Firstly, one sees many religious people living in the Diaspora with tacit support from their rabbis and secondly, basing one’s Zionism solely on the commandment to live in Israel reduces the importance and significance of the state.
So we must ask: what does Zionism mean in a post-modern word? The birth of a post-Zionist ideology takes classical Zionism to task and essentially claims that Israel should lose its Jewish character. The State of Israel, this approach claims, should be based on universal human values as opposed to particularly Jewish ones. These claims have increased significance as the percentage of non-Jewish citizens increases.
These fundamental issues come to the forefront when we consider if and how to add religious content to the celebration of Independence Day.
The newly released Koren Mahzor for Independence Day and Jerusalem Day is an impressive attempt to struggle with these weighty dilemmas. It should be noted that the decision to call the prayer book a “mahzor” is itself an important ideological statement as the term has traditionally been used to describe a book used for the High Holy Days or the Jewish festivals. The editors made the conscious decision to equate Independence Day and Jerusalem Day with the holidays of biblical origin.
The new Mahzor is really two books in one. A collection of the prayers recited on these days with a new commentary composed by Rabbi Moshe Taragin, an introduction by Rabbi Shlomo Riskin and a collection of masterful essays written by the leading lights of the religious Zionist community, including Rabbis Soloveitchik, Kook, Yitzhak Nissim, Yehuda Amital, Nahum Rabinovitch and Janothan Sacks.
There are no traditional prayers written for the holiday, and there is no biblical or Talmudic text specific to the occasion. Therefore, shortly after the establishment of the state, the Chief Rabbinate was confronted with the issue of how to infuse Independence Day with some religious meaning. The difficulty is obvious. In his fascinating essay, Rabbi Shmuel Katz documents how rabbis Ben Zion Meir Hai Uziel and Yitzhak HaLevi Herzog established specific guidelines for the prayer services for Independence Day in consultation with Rabbis Shauk Yisraeli and Moshe Tzvi Neriah, and mandated that a festive meal be eaten and charity given to the poor. Dr. Yoel Rappel notes in the Mahzor that the Religious Kibbutz Movement objected to the suggested service because the selections chosen (e.g. “Lekha Dodi,” customarily recited on Sabbath eve) deny the unique spirit and status of Independence Day.
In her essay in the volume, Dr. Erica Brown expresses a similar sentiment: “The prayers as they are currently organized fail to move me precisely because they are not specifically for this day alone.”
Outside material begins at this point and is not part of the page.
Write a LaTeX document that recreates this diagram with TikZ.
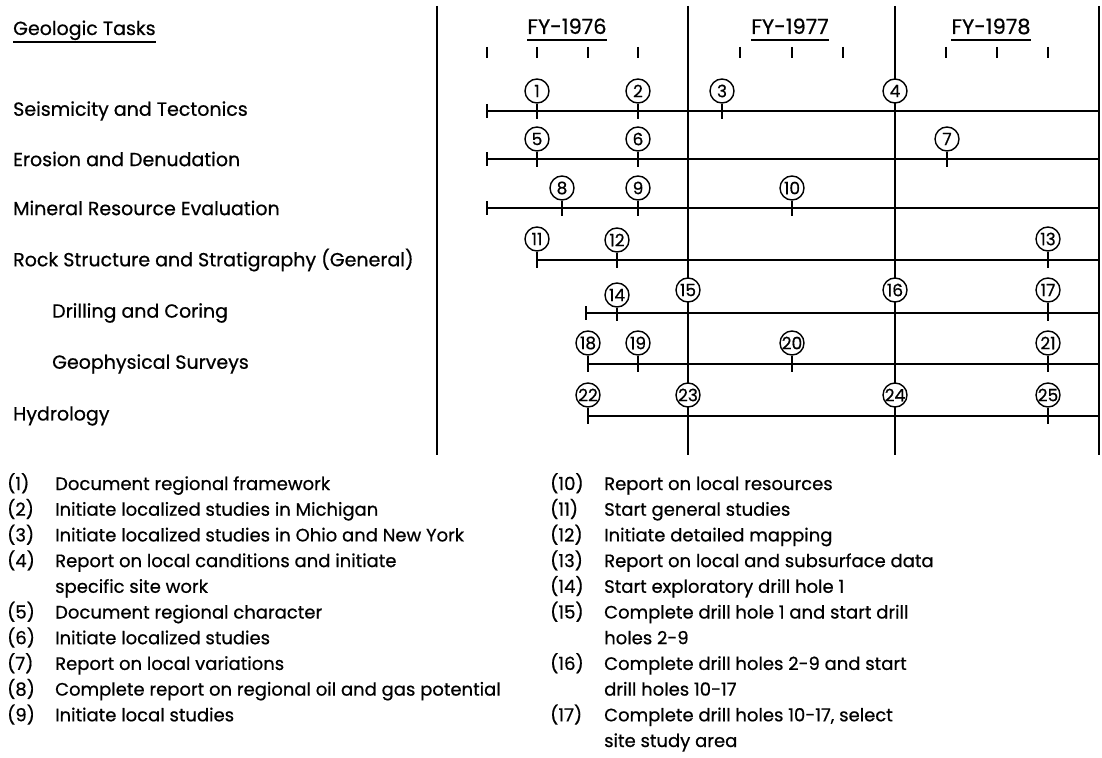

In response to the dilemma, Rabbi Yoel Bin-Nun’s essay attempts to demonstrate that Psalm 107, which opens the Independence Day prayer service, “captures the intentions of the psalmist, who wrote this hymn as a song of praise to celebrate the independence of the Jewish people and their return to their own land.”
Efforts to personalize the prayers of Independence Day included in the volume are a new version of the “Dayeinu” song written by Rabbi Doron Perez and six versions of an Al Hanissim prayer specific to the day. Rabbi Binyamin Lau recounts the custom of Kibbutz Sa’ad to recite Kiddush at the beginning of the festive Independence Day meal and the custom of the Bin-Nun family who would open the meal with a recitation of the verses read upon bringing the first fruits to Jerusalem and the “custom of eating matza together with leavened bread to express the transitional nature of this festival, which falls between Passover and Shavuot.”
Many of the essays in the book deal directly with the question we started with. What is the religious significance of the State of Israel for the modern Jew? Rabbi Nahum Rabinovitch maintains “that the existence of the state makes possible the fulfillment of two great aims of Torah: the ingathering of the exiles and the building of a just society.” The state has truly been a place of refuge for European Jews before and after the Holocaust, for Sephardic Jews in the 1950s and for Russian Jews in the early 1990s, but have we been successful in building a just society? Rabbi Mosheh Lichtenstein writes that the establishment of the state “brought about a revival of Jewish identity or, in other words, a revival of the brit avot (the covenant of our forefathers). The renewal of the covenant, more than anything else, lends meaning and significance to [Independence Day] and turns it into an exalted day of celebration,” similar to what occurred at Hanukka and Purim. He bemoans the fact that the establishment of the state did not bring with a concomitant acceptance of the covenant of Sinai, the Torah.
In one of the most perceptive and insightful essays in the volume, Rabbi Yehuda Amital, founding Rosh Hayeshiva of Har Etzion and himself a Holocaust survivor, writes, “Someone who cannot see the past will also be incapable of seeing the future and of perceiving God’s hand...only someone who looks at the entire two thousand years and sees Jews being led into exile by Titus, sees the Crusades and pogroms – only someone who sees all of this understands the meaning of Jewish independence.”
The significance of the state is intimately connected to an historical consciousness and the challenge of today is installing that consciousness in our youth and “strengthening the moral foundation of our nation, to fight materialism and to raise the moral, religious, Torah and cultural level of the nation.”
Rabbi Eli Sadan, founder of the Bnei David army preparatory mechina in Eli, looks to the future and extends a challenge: “The world redemptive mission of the Jewish people can only be accomplished by the nation as a whole, when living a vital and exemplary national life in the land of Israel...the patriarchs set a precedent for future generations, engaging in the routine tasks of the world while remaining fully conscious of God’s presence.”
To add an element of diversity to the collection, it would have been nice to include essays from outside the national religious world, particularly from the secular or academic world. All of these essays and the others included in the volume leave much room for future study and the Mahzor, written in the aesthetically pleasing style of Koren, should enhance anyone’s observance of the holiday as expressed beautifully by the psalmist: “This is the day the Lord has made; let us rejoice and be glad in it” (Psalms 118:24).